-- BEGIN --

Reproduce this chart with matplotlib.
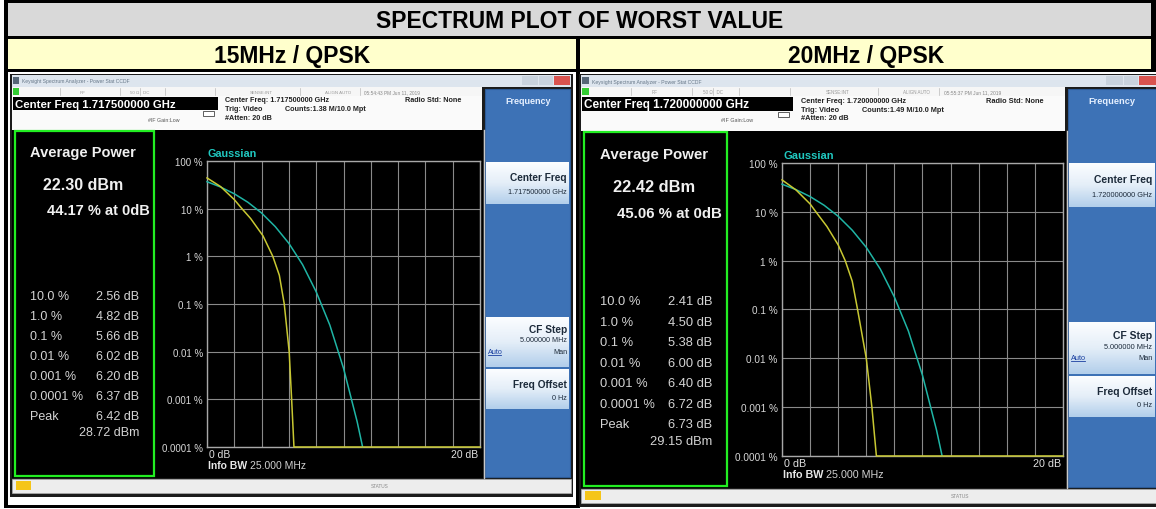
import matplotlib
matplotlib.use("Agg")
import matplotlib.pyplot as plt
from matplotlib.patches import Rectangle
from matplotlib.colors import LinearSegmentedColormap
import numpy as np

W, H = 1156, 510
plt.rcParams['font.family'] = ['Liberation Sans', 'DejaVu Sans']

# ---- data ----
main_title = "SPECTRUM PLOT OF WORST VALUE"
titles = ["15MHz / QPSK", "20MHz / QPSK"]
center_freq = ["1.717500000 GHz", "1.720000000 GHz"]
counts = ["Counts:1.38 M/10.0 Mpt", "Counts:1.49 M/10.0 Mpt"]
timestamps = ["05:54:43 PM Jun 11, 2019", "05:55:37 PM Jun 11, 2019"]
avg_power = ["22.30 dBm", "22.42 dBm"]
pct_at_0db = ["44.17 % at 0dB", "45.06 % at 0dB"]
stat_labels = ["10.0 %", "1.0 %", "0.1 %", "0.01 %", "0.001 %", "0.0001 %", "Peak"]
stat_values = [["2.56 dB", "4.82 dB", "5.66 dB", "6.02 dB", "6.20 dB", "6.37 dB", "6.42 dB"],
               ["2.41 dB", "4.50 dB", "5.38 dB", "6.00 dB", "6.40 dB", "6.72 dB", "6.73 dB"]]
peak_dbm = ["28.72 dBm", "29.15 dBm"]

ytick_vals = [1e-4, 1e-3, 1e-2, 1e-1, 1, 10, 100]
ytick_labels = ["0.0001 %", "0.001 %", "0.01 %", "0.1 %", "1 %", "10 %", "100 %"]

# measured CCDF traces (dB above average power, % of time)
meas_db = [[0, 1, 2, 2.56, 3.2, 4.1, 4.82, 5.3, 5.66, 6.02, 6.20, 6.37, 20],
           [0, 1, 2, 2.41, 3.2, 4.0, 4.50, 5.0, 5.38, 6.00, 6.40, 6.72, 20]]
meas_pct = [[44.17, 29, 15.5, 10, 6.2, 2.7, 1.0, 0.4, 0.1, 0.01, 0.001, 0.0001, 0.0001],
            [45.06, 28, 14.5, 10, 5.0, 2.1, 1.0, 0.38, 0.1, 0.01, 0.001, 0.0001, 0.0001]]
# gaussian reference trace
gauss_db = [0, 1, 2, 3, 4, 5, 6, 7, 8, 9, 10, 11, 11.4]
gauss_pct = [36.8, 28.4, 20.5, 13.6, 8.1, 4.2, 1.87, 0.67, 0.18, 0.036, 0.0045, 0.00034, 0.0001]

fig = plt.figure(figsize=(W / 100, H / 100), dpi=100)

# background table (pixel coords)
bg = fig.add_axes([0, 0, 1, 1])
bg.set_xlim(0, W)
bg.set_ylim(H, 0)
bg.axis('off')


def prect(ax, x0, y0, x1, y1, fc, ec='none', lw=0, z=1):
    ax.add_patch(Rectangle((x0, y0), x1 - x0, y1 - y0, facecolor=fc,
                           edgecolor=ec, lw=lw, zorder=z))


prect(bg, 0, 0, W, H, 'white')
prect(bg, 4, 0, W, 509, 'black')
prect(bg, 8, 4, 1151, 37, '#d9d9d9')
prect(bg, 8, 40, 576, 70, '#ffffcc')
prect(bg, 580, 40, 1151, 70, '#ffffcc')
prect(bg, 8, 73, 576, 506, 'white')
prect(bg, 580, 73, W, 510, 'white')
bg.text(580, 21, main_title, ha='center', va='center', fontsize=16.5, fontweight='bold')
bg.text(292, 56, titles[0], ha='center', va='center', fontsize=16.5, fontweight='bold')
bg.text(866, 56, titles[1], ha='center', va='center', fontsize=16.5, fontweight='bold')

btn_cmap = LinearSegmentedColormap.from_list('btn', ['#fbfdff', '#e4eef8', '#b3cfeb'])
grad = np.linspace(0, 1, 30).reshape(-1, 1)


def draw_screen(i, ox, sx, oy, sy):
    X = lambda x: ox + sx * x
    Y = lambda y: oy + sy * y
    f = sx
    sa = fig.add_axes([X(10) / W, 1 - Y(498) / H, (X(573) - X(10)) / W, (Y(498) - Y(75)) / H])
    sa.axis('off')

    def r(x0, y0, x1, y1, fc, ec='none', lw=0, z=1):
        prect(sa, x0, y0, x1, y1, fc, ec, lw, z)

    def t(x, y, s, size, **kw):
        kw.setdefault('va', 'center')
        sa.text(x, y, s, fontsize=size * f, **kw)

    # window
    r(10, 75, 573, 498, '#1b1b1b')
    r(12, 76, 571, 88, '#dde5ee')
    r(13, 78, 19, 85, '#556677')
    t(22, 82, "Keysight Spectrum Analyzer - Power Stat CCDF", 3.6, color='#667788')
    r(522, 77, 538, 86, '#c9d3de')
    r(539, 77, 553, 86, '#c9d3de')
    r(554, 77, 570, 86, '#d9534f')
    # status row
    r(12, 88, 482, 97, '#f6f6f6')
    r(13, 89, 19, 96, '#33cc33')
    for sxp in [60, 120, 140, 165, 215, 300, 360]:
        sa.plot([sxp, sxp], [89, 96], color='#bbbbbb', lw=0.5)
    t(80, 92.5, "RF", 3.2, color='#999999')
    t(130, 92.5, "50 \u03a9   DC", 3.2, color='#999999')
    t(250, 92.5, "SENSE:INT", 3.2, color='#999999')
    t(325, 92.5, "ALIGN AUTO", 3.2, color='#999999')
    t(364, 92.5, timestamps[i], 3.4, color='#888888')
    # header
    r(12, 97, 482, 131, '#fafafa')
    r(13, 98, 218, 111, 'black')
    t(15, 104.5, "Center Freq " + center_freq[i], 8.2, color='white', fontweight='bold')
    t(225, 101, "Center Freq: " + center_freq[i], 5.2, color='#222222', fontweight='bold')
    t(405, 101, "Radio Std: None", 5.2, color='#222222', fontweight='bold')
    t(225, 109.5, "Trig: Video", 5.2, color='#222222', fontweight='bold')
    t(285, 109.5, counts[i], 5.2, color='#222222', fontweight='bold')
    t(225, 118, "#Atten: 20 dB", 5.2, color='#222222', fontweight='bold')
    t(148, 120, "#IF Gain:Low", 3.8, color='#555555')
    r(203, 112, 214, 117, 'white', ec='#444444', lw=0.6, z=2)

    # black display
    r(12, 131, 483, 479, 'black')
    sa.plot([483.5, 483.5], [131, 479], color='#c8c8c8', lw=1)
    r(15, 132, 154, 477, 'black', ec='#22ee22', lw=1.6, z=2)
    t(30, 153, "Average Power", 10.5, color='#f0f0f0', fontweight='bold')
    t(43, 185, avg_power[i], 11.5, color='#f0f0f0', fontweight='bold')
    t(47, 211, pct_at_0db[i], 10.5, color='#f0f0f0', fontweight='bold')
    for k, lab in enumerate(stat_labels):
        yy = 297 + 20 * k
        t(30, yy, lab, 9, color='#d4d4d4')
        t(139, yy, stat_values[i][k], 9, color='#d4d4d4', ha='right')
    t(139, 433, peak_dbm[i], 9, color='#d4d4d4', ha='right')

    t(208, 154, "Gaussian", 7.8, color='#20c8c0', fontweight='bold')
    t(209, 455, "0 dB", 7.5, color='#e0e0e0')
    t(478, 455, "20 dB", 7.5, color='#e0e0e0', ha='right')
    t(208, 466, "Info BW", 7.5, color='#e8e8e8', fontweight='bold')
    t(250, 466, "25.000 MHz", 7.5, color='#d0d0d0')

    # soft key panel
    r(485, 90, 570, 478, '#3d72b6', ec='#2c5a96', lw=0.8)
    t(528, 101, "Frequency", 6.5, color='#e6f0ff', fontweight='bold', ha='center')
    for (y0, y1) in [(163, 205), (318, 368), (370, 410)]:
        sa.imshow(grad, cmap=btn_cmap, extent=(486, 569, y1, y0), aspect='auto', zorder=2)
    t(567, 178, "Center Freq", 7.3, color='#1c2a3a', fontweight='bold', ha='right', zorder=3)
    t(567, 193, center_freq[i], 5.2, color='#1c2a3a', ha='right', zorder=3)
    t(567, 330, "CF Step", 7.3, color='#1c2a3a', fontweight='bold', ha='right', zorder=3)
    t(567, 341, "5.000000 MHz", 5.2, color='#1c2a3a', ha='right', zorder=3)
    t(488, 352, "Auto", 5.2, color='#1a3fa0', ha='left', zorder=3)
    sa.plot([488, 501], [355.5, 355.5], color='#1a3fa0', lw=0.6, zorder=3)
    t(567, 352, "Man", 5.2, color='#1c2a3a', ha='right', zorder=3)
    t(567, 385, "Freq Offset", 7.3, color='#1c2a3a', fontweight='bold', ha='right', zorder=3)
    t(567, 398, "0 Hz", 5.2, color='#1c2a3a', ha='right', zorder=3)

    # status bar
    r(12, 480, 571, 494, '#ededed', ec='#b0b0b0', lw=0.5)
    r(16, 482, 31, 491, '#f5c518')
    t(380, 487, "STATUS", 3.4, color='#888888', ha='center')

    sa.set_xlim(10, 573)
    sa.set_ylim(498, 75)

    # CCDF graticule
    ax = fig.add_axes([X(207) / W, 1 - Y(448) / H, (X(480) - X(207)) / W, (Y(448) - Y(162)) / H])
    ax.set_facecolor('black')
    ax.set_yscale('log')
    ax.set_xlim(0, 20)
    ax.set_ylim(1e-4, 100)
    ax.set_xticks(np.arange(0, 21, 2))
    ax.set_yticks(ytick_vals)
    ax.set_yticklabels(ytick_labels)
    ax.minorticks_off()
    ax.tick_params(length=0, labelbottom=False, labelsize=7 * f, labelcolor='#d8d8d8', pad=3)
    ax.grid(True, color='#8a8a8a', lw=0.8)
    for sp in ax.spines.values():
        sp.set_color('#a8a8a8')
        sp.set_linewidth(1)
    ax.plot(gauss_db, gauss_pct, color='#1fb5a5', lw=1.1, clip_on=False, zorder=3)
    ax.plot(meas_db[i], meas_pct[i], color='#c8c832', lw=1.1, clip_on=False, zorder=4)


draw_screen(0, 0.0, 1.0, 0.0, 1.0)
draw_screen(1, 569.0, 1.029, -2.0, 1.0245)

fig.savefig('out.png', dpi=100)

-- END --

What you will do: Reproduce the material above from its first line through the line containing "plt.rcParams['font.family'] = ['Liberation", both ends included, and skip every picture.

Output for this exercise:
Reproduce this chart with matplotlib.
import matplotlib
matplotlib.use("Agg")
import matplotlib.pyplot as plt
from matplotlib.patches import Rectangle
from matplotlib.colors import LinearSegmentedColormap
import numpy as np

W, H = 1156, 510
plt.rcParams['font.family'] = ['Liberation Sans', 'DejaVu Sans']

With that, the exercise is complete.